Fishing by means of stell-nets, along the shelving seashore and near the mouths of rivers, appears to have been practised at a very early date. What he calls “ane uncouth maner of fisching ” is described by Boece, and is stated by him to have been, in his day, peculiar to Moray. The people, he says, made a long basket, narrow-necked and wide-mouthed, with many stakes inside. Into this the fish threw themselves and could not get forth again; and as soon as the sea ebbed they were taken dry in the creels. If, as has been thought, this refers to “the contrivance of cruives and yairs ”, Boece could scarcely have been so unfamiliar with it as to call it uncouth, and to assign it to one special district. As regards rod-fishing, what, so far as we know, is the earliest mention of it, occurs in 1632, when the father of Duncan Campbell in Creitgarrow became caution for his son, that he should not “ put out a wand on the water of Tay”.
The primitive way in which shell-fish were caught, is described by John Major. “In Lent, and in Summer,” he says, “at the winter and the summer solstice, people go in early morning from my own Gleghornie and the neighbouring parts to the shore, drag out the polypods and crabs with hooks, and return at noon with well-filled sacks. At these seasons the tide is at its lowest, and the polypods and crabs take shelter under the rocks by the sea. A hook is fastened to the end of a stick, and when the fish becomes aware of the wood or iron, it catches the same with one of its joints, thus connecting itself with the stick, which the fisherman then at once draws up”.

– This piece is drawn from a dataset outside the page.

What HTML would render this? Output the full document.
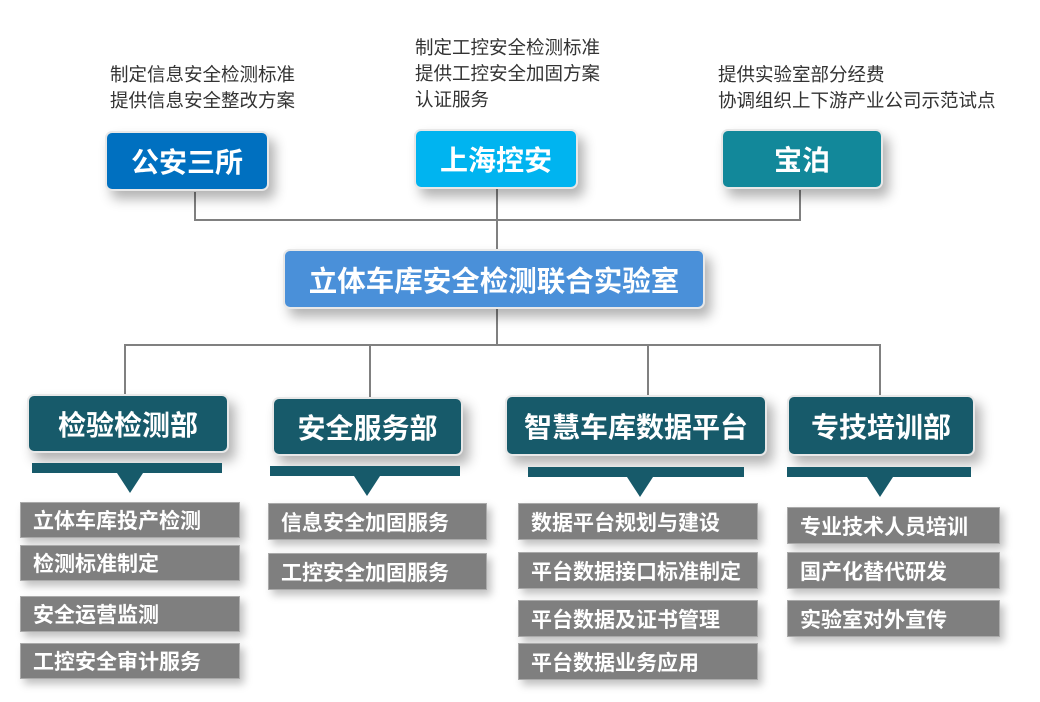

In spite of Boece’s statement as to the number of continental fishing fleets that annually visited the North Sea, there is evidence to prove that foreigners, far from being welcome or even tolerated in Scottish waters, ran the risk of being treated like pirates. It may not be true that James V, having dispatched one of his ships of war to capture some Dutch fishermen who had ventured to fish within 28 miles of the mouth of the Forth, put the offenders to death, and sent a barrelful of their heads to Holland. But, the story was told by the Town-Clerk of Edinburgh to Secretary Coke, in 1630; and it illustrates the popular feeling of the time as regards fishery rights.